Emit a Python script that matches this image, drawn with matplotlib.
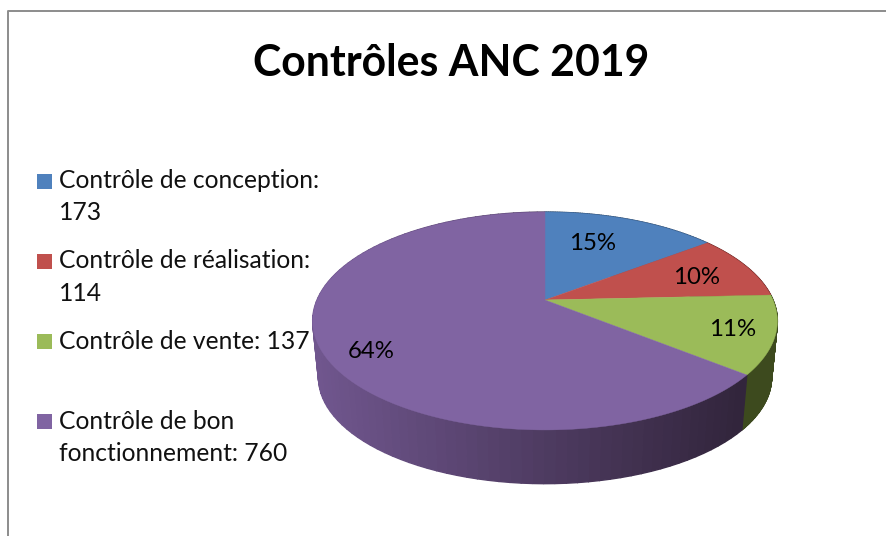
import numpy as np
from matplotlib import pyplot as plt

TITLE = 'Contrôles ANC 2019'
names = ['Contrôle de conception:', 'Contrôle de réalisation:', 'Contrôle de vente:', 'Contrôle de bon\nfonctionnement:']
values = [173, 114, 137, 760]
pct_labels = ['15%', '10%', '11%', '64%']
colors = ['#4f81bd', '#c0504d', '#9bbb59', '#8064a2']
wall_colors = ['#2f4d71', '#73302e', '#3d4a1e', None]

CX, CY = 545, 300
A, B, P = 228.0, 104.9, 0.1927
DEPTH, SHRINK = 57, 0.975


def project(theta, scale=1.0, dy=0):
    # theta runs clockwise from the top of the pie, perspective view
    x = np.sin(theta)
    y = np.cos(theta)
    d = 1 + P * y
    return CX + scale * A * x / d, CY + dy - scale * B * y / d


plt.rcParams['font.family'] = ['Lato', 'DejaVu Sans']
fig = plt.figure(figsize=(8.86, 5.36), dpi=100)
ax = fig.add_axes([0, 0, 1, 1])
ax.set_xlim(0, 886)
ax.set_ylim(536, 0)
ax.axis('off')

# chart frame
ax.plot([8.5, 8.5, 886], [536, 10.5, 10.5], color='#8c8c8c', lw=1.4, zorder=1)

edges = 2 * np.pi * np.concatenate([[0], np.cumsum(values)]) / sum(values)

# side wall, cut in thin strips for the shading
for i in range(len(values)):
    th = np.linspace(edges[i], edges[i + 1], 100)
    for t0, t1 in zip(th[:-1], th[1:]):
        seg = np.array([t0, t1])
        x1, y1 = project(seg)
        x2, y2 = project(seg[::-1], SHRINK, DEPTH)
        if wall_colors[i] is None:
            f = np.interp(x1.mean(), [315, 545, 740], [0, 0.55, 1])
            c = np.array([112, 86, 142]) * (1 - f) + np.array([50, 37, 60]) * f
            c = c / 255
        else:
            c = wall_colors[i]
        ax.fill(np.r_[x1, x2], np.r_[y1, y2], color=c, lw=1.0, zorder=2)

# top of the pie
for i in range(len(values)):
    th = np.linspace(edges[i], edges[i + 1], 200)
    x, y = project(th)
    ax.fill(np.r_[CX, x], np.r_[CY, y], color=colors[i], lw=0.3, zorder=3)

# percent labels
pct_xy = [(593, 243), (697, 277), (733, 329), (371, 351)]
for lab, (x, y) in zip(pct_labels, pct_xy):
    ax.text(x, y, lab, fontsize=17.3, color='black', ha='center', va='center', zorder=4)

ax.text(451, 63, TITLE, fontsize=30.8, fontweight='bold', ha='center', va='center')

# legend
for i, (name, v) in enumerate(zip(names, values)):
    ty = 181 + i * 80.3
    ax.fill([37, 52, 52, 37], [ty - 7.5, ty - 7.5, ty + 7.5, ty + 7.5], color=colors[i], lw=0)
    if i < 2:
        label = f'{name}\n{v}'
    else:
        label = f'{name} {v}'
    ax.text(59, ty - 12, label, fontsize=17.7, va='top', ha='left', color='#111111', linespacing=1.5)

fig.savefig('out.png', dpi=100)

What the task requires =
Begin at the first line of the material and copy each line exactly through the one containing "from matplotlib import pyplot as plt". Omit pictures.

Reply =
Emit a Python script that matches this image, drawn with matplotlib.
import numpy as np
from matplotlib import pyplot as plt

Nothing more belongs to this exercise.